[BEGIN GIVEN DATA]

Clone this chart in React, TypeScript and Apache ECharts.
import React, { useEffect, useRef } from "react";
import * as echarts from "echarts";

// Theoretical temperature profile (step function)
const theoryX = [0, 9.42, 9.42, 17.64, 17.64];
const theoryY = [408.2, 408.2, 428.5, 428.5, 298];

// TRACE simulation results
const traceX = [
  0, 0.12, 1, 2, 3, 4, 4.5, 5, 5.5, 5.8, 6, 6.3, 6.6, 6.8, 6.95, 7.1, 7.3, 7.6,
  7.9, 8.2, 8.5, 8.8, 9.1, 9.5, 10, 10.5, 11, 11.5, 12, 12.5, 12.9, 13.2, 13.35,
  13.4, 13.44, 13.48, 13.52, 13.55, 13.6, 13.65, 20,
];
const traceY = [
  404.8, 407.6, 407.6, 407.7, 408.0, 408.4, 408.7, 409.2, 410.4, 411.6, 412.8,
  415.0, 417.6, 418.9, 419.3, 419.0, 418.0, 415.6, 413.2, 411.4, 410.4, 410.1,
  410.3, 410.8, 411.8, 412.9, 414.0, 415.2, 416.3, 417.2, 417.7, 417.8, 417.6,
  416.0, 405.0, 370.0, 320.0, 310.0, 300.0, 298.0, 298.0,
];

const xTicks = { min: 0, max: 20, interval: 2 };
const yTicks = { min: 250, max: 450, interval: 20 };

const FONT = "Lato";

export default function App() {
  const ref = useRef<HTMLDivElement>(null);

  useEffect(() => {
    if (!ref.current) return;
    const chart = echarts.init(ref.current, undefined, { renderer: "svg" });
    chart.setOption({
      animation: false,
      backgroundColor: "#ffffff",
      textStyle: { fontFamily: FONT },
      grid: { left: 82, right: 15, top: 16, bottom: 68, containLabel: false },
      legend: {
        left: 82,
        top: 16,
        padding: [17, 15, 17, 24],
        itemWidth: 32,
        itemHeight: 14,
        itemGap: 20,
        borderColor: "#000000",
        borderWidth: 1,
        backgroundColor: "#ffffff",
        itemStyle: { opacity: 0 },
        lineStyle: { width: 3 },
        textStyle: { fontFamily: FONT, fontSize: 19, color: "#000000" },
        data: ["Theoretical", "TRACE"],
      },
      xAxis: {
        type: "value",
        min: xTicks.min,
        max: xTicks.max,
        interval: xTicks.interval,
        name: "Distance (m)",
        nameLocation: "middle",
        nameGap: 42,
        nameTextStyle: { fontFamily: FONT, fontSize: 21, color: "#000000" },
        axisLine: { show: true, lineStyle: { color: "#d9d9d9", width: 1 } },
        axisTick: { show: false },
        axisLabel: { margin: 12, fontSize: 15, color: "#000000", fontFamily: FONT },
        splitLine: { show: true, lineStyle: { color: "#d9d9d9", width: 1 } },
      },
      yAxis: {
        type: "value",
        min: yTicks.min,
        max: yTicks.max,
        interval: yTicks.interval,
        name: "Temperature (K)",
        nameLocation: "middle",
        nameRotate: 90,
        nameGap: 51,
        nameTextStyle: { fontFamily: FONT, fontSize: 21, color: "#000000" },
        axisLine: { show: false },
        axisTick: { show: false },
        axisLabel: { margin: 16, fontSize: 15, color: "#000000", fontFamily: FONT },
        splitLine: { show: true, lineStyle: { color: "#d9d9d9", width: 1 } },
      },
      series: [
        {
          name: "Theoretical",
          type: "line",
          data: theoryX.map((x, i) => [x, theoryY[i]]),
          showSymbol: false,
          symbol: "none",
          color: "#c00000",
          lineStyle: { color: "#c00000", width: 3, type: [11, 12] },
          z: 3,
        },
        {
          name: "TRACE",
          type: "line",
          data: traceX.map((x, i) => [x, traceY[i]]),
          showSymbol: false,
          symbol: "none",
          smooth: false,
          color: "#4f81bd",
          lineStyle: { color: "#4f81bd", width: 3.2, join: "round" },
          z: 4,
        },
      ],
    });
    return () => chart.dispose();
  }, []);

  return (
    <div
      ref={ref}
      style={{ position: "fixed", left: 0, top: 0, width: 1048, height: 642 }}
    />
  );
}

[END GIVEN DATA]

— TO DO —
Report all lines of the material that contain the word "React".

— SOLVED PROBLEM —
Clone this chart in React, TypeScript and Apache ECharts.
import React, { useEffect, useRef } from "react";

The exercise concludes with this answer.